### [AIM]
From the first line of the data down to and including the line with "duration = list(range(4, 91))", copy everything exactly, leaving out pictures.

### [STORED DATA]
(begin)

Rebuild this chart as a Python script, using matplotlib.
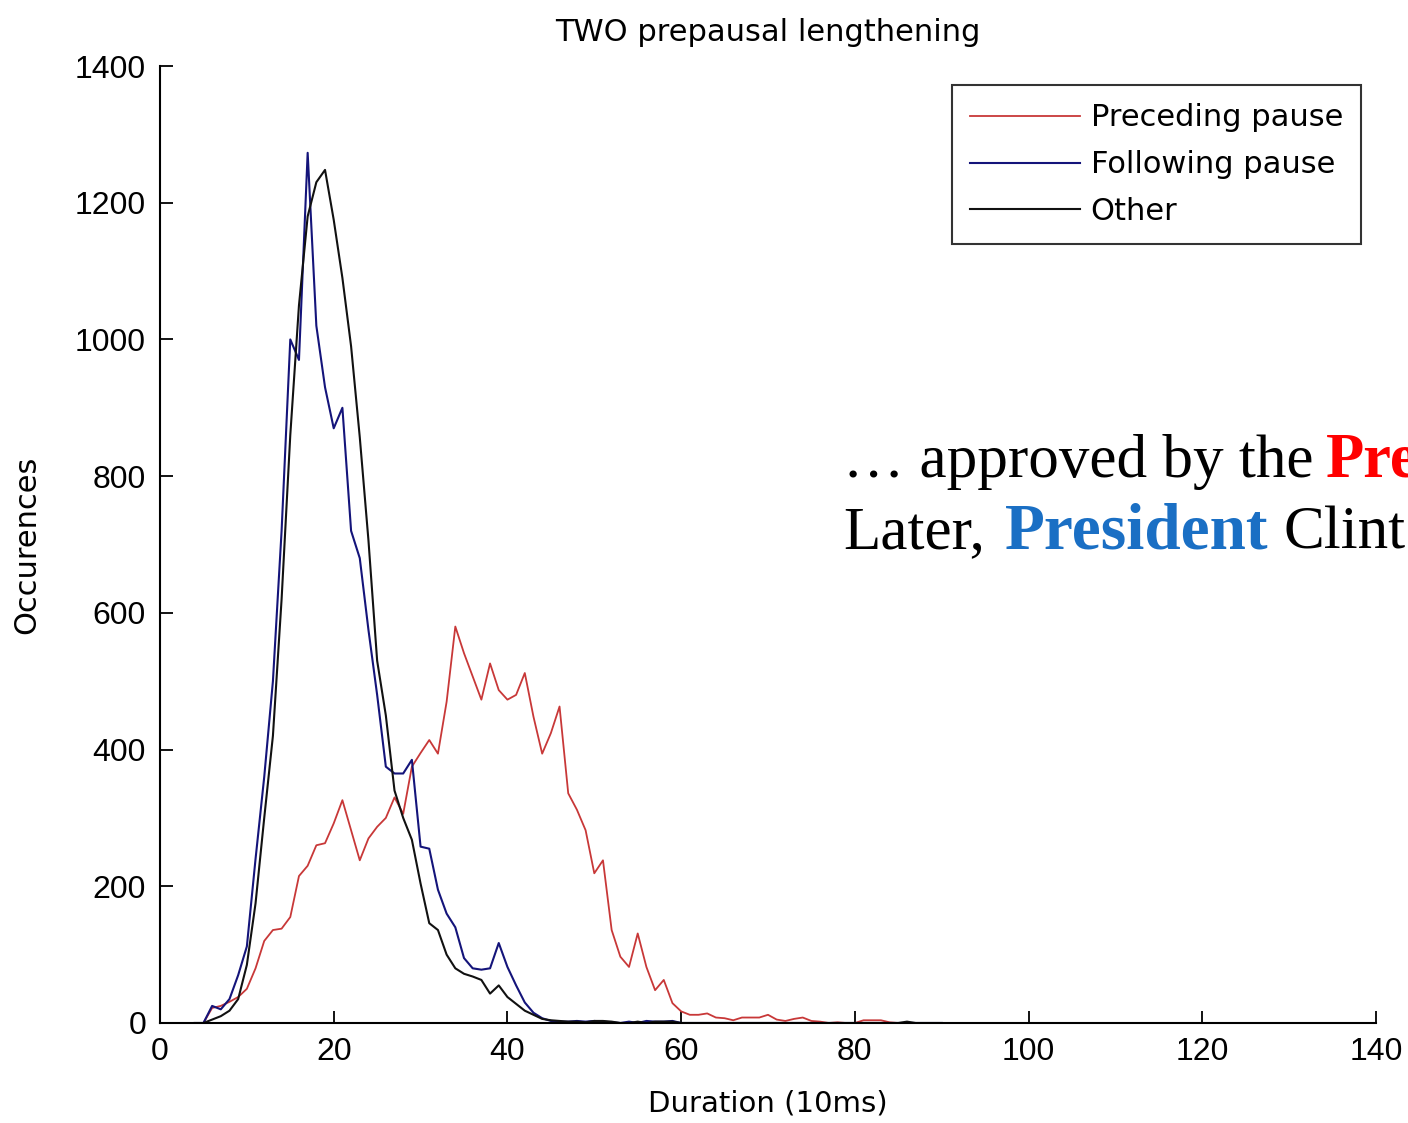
import matplotlib
matplotlib.use('Agg')
import matplotlib.pyplot as plt

# durations 4..90 (units of 10 ms), one count per bin
duration = list(range(4, 91))

following = [0, 0, 25, 20, 35, 70, 112, 240, 360, 500,
             720, 1000, 970, 1273, 1020, 930, 870, 900, 720, 680,
             575, 480, 375, 365, 365, 385, 258, 255, 195, 160,
             140, 95, 80, 78, 80, 117, 82, 55, 30, 15,
             7, 3, 2, 2, 3, 2, 3, 2, 1, 0,
             2, 0, 3, 2, 2, 3, 0, 0, 0, 0,
             0, 0, 0, 0, 0, 0, 0, 0, 0, 0,
             0, 0, 0, 0, 0, 0, 0, 0, 0, 0,
             0, 0, 0, 0, 0, 0, 0]

other = [0, 0, 5, 10, 18, 35, 85, 175, 300, 420,
         620, 860, 1050, 1180, 1230, 1248, 1175, 1090, 990, 857,
         706, 530, 450, 340, 300, 268, 204, 146, 136, 100,
         80, 72, 68, 63, 43, 55, 38, 28, 18, 12,
         6, 4, 3, 2, 2, 1, 3, 3, 2, 0,
         0, 2, 0, 2, 2, 2, 0, 0, 0, 0,
         0, 0, 0, 0, 0, 0, 0, 0, 0, 0,
         0, 0, 0, 0, 0, 0, 0, 0, 0, 0,
         0, 0, 2, 0, 0, 0, 0]

preceding = [0, 0, 22, 25, 31, 38, 50, 80, 120, 136,
             138, 155, 215, 230, 260, 263, 292, 326, 282, 238,
             270, 287, 300, 330, 306, 375, 395, 414, 394, 470,
             580, 541, 507, 473, 526, 487, 473, 480, 512, 448,
             394, 424, 463, 336, 312, 282, 219, 238, 136, 97,
             82, 131, 82, 48, 63, 29, 17, 12, 12, 14,
             8, 7, 4, 8, 8, 8, 12, 5, 3, 6,
             8, 3, 2, 0, 1, 0, 0, 4, 4, 4,
             1, 0, 0, 0, 0, 0, 0]

plt.rcParams['font.family'] = ['DejaVu Sans']

fig = plt.figure(figsize=(14.08, 11.23), dpi=100)
ax = fig.add_axes([160/1408, 100/1123, 1216/1408, 957/1123])

ax.plot(duration, preceding, color='#c83838', lw=1.3, label='Preceding pause')
ax.plot(duration, following, color='#14147a', lw=1.5, label='Following pause')
ax.plot(duration, other, color='#111111', lw=1.5, label='Other')

ax.set_xlim(0, 140)
ax.set_ylim(0, 1400)
ax.set_xticks(range(0, 141, 20))
ax.set_yticks(range(0, 1401, 200))
ax.spines['top'].set_visible(False)
ax.spines['right'].set_visible(False)
for s in ('left', 'bottom'):
    ax.spines[s].set_linewidth(1.5)
ax.tick_params(direction='in', length=9, width=1.3, labelsize=23, pad=10)
for lab in ax.get_xticklabels() + ax.get_yticklabels():
    lab.set_family('Liberation Sans')

ax.set_title('TWO prepausal lengthening', fontsize=22, pad=18)
ax.set_xlabel('Duration (10ms)', fontsize=21, labelpad=16)
ax.set_ylabel('Occurences', fontsize=22, labelpad=24)

leg = ax.legend(loc='upper right', fontsize=22, handlelength=3.6,
                handletextpad=0.35, labelspacing=0.58, borderpad=0.6,
                borderaxespad=0, fancybox=False,
                bbox_to_anchor=(0.988, 0.98))
leg.get_frame().set_edgecolor('black')
leg.get_frame().set_linewidth(1.5)

# slide text laid over the right side (only the part inside the slide)
serif = dict(family='Liberation Serif', va='baseline')
y1 = 1 - 477/1123
y2 = 1 - 548/1123
fig.text(843/1408, y1, '\u2026 approved by the', color='black', fontsize=44, **serif)
fig.text(1326/1408, y1, 'Pre', color='#ff0000', fontweight='bold', fontsize=45, **serif)
fig.text(843/1408, y2, 'Later,', color='black', fontsize=44, **serif)
fig.text(1005/1408, y2, 'President', color='#1a6fc4', fontweight='bold', fontsize=47, **serif)
fig.text(1283/1408, y2, 'Clint', color='black', fontsize=44, **serif)

fig.savefig('out.png', dpi=100)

(end)

### [IN RESPONSE]
Rebuild this chart as a Python script, using matplotlib.
import matplotlib
matplotlib.use('Agg')
import matplotlib.pyplot as plt

# durations 4..90 (units of 10 ms), one count per bin
duration = list(range(4, 91))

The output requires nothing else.